I do feel an affinity for Smith. I have known so many of your distinguished alumnae over the years who have made such enormous contributions in politics and journalism.
I also have a very personal connection: Zhengli Zhu, a Smith graduate of the class of 1998. She came with me today, along with her mother, who is visiting from Shanghai.
At the risk of embarrassing her, I’m going to tell you a bit about Li-Li, whom we consider our Chinese daughter. She was an exchange student at the Sidwell Friends School in Washington more than ten years ago when she stayed with us for a semester. We had no idea she would become family: years later when she was married in the States my husband gave her away. But one of the enabling bonds on that journey was going through the college admissions process with this exceptionally bright young Chinese woman. That was when we first knew Smith was special.
She had a distinguished four years here. An economics major, she landed a great job with one of the prestigious Wall Street investment banking houses; she spent the next two years working 110 to 115 hours a week. A life of abundant riches was to follow after this two-year apprenticeship; pretty heady stuff for the middle-class daughter of a Shanghai accountant and schoolteacher.
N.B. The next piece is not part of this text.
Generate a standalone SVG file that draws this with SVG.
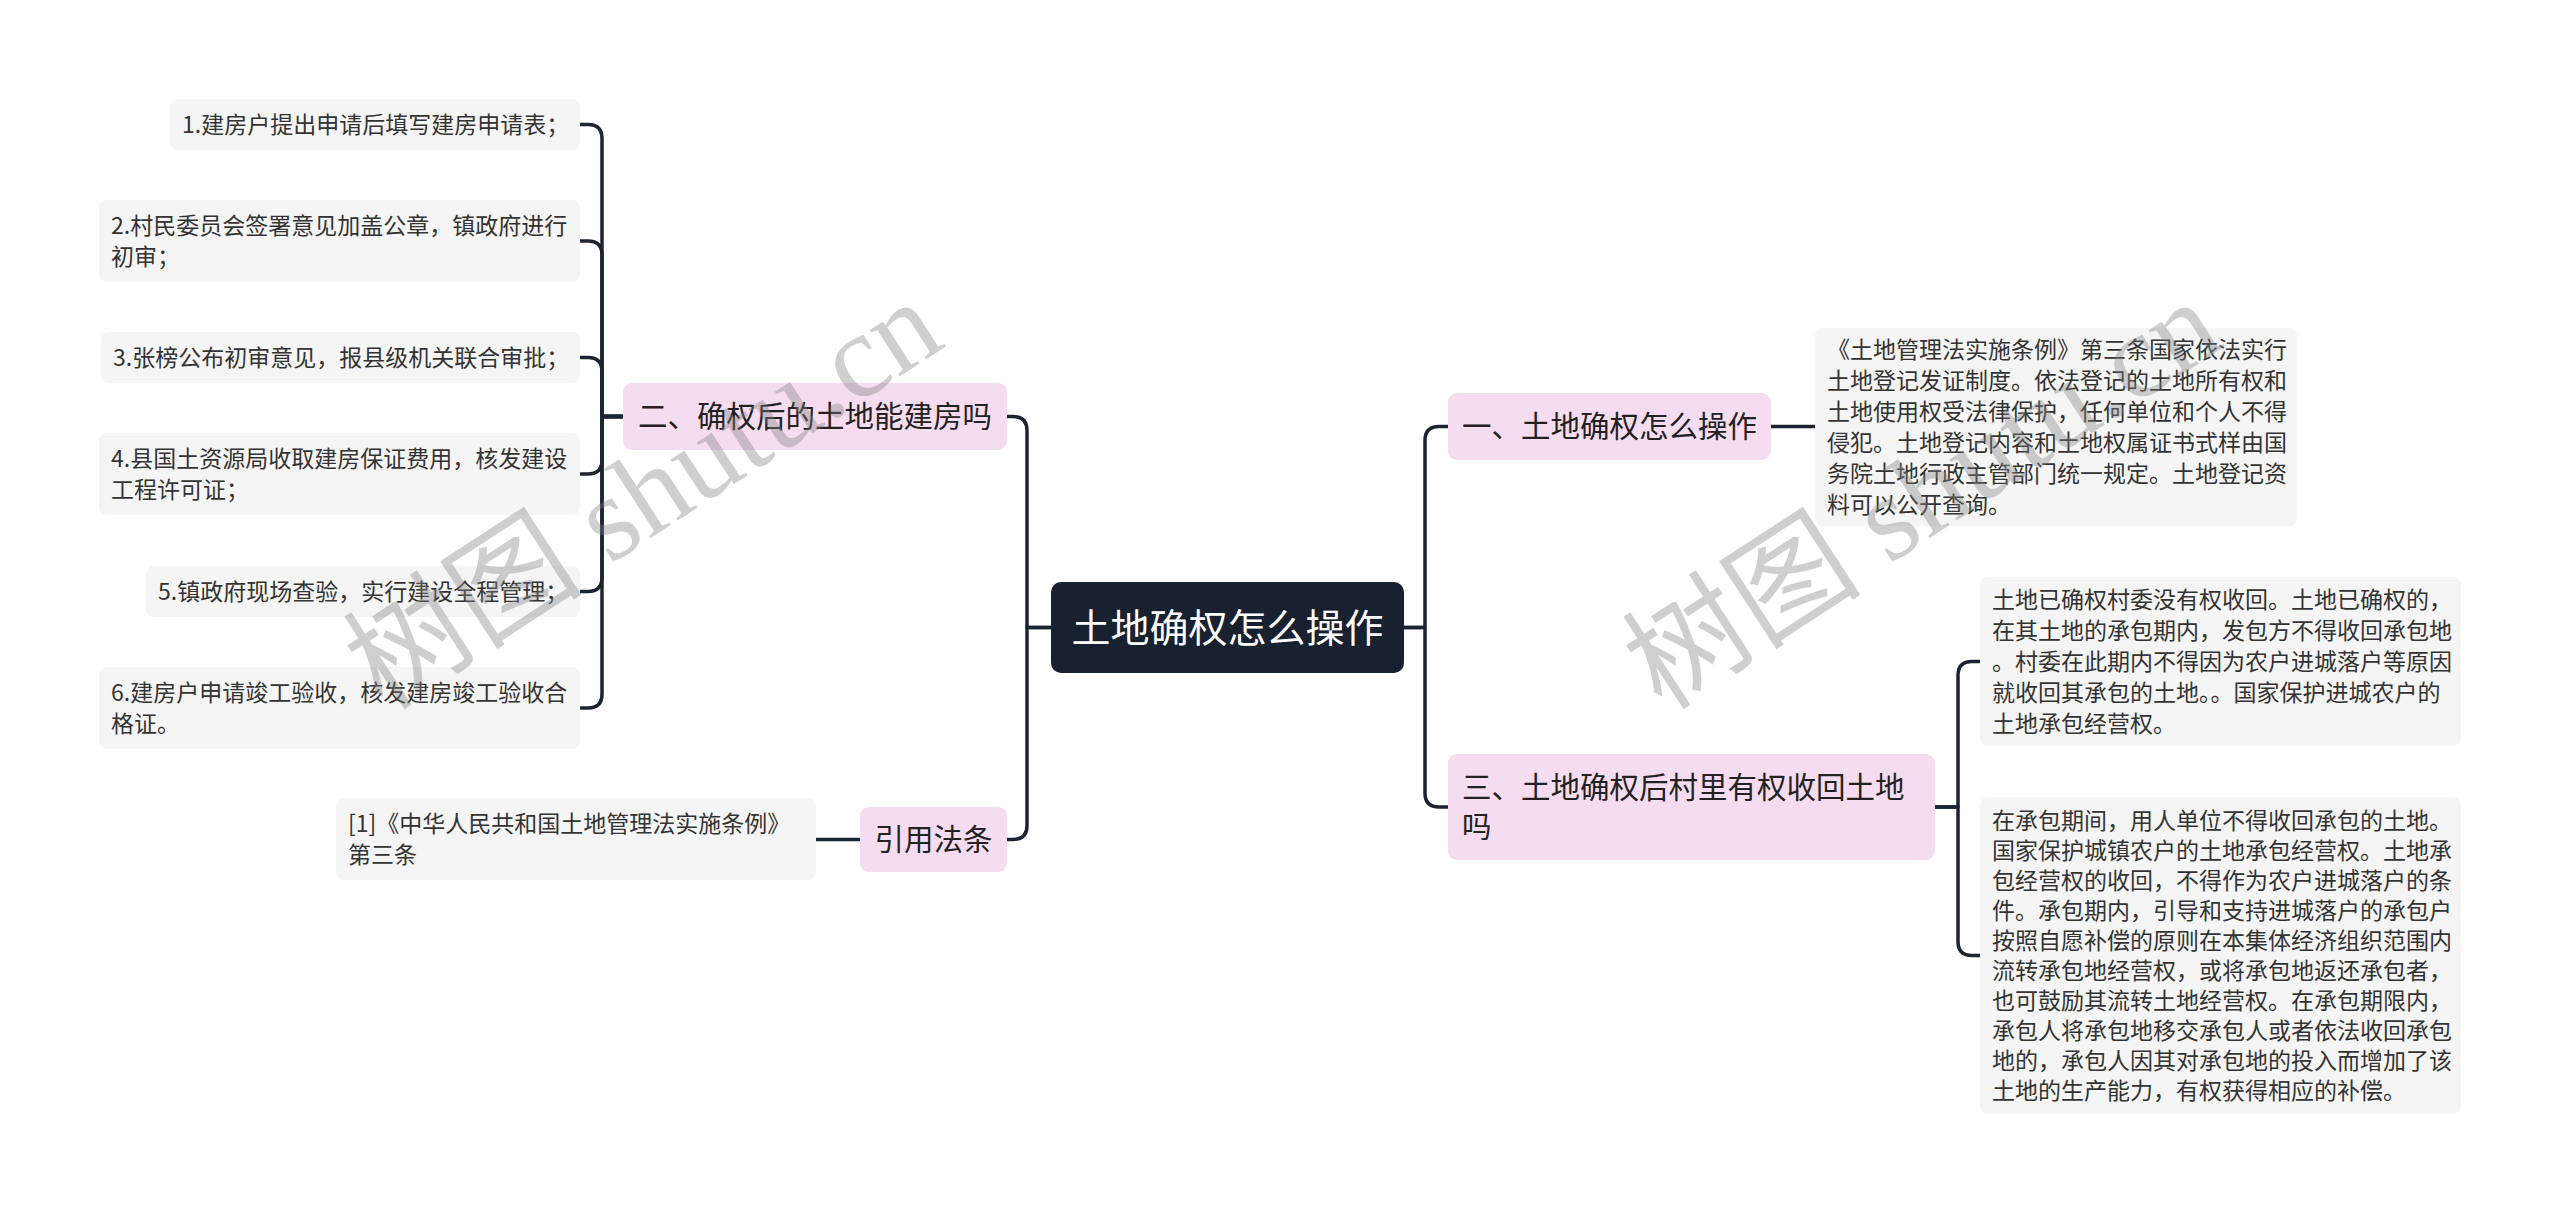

I happened to know the CEO of that firm, and he reported that Li-Li was a treasure with an unlimited future. Then, at the end of those two years she did the unexpected: she tossed aside a lucrative job offer to follow in her mother’s footsteps and teach school.
So every school day for the past three years she has commuted from Jersey City to the Bronx — three hours daily. Like her peers, she is evaluated every year; she receives the highest grades for every category of teaching.
Why did she do this? Some of her former colleagues on Wall Street still ask her why. When I asked, she spoke of the nobility of teaching. But she also cited her Smith experience; the "intellectual inspiration and influence" of her professors: "I kept thinking of them as my role models."
Smith, this young Chinese woman explained, gave her confidence: confidence that she could adapt and compete in a new land; certainly confidence that she could do a job every bit as well, indeed better, than most men; and confidence to go against the grain.
This is not a recruiting speech for the National Education Association, although I hope some of you answer that noble calling. I also hope some of you go into investment banking; for those of you who do, on behalf of President Christ and the Smith trustees, always remember your alma mater!
But what Li-Li’s story suggests, I believe, is that your intellectual/moral compass has been finely honed during your four years here. Follow it.
In talking with several of you these past few weeks, this is strikingly evident: Meghan Taugher told me that Smith "has developed us as leaders.…We will do a lot of things." Nicole Berkes appreciates that she has "learned to think out of the box." Sienna Hunter-Cuyjet recalls the "homophobia and racial and anti-Arab sentiments after 9/11" that your class came together to deal with. In that vein, your sophomore year, as Liz Liedel says, was a time "bracketed by tragedy." She and others spoke of the leadership example set that difficult year by acting President John Connolly.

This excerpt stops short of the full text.